Bay Area roadways, as we’ve all seen firsthand, are heavily littered with trash. And most of the trash you see along the highway is headed right for San Francisco Bay.
That’s because Caltrans, the agency responsible for keeping freeways and highways clean, has been failing to do their job. Caltrans has consistently refused to take steps to stop highway trash pollution from reaching the Bay.
As a result, most of the trash on roadways gets washed and blown into storm drains, which connect to local creeks and the Bay.
In February, local regulators were deciding how to deal with the Bay Area’s significant highway trash problem. They released a draft plan that would require Caltrans to clean up only a fraction of the acreage the state agency controls.
The Baykeeper science team reviewed the plan and quickly identified how ineffective it would be at resolving the problem.
“For several years, Caltrans has ignored requirements imposed at the state and regional level to clean up trash,” said Ian Wren, Baykeeper Scientist. “If local agencies don’t require compliance in the Bay Area, Caltrans will continue allowing highway trash to pollute waterways.”
So Baykeeper, along with Save the Bay and EPA, advocated for more accountability, including requiring Caltrans to clean up a much larger area. Eventually, local regulators voted unanimously to take our recommendations and make the plan stronger.
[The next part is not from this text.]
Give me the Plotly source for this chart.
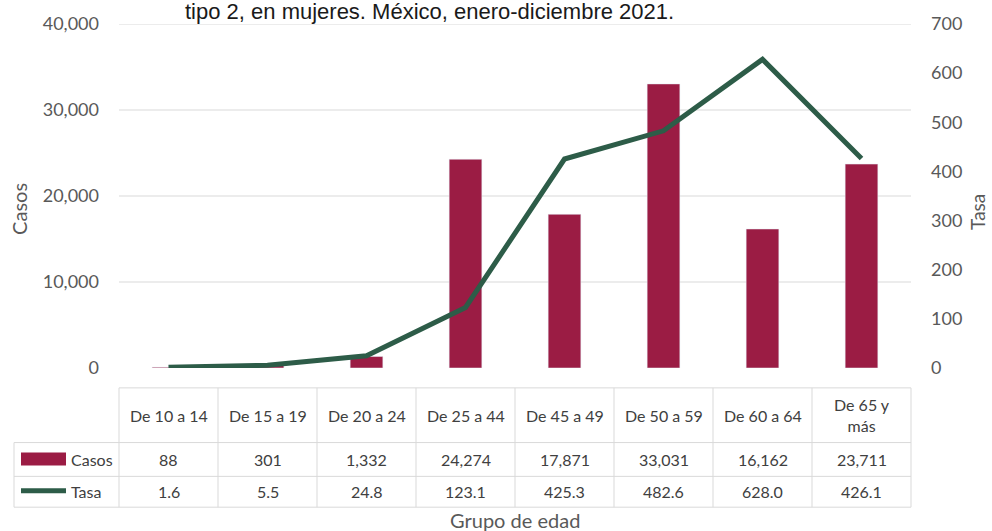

They more than doubled the acreage that Caltrans must routinely clean up.
In addition, they flagged Caltrans’ refusal to adequately address trash pollution over the past five years, and levied a hefty daily fine of $25,000 if the agency continues to ignore the problem.
Baykeeper will monitor Caltrans’ efforts to clean up highway trash before it pollutes the Bay. And we’ll continue advocating for cities, government agencies, and corporations to put an end to the Bay Area’s ugly trash epidemic.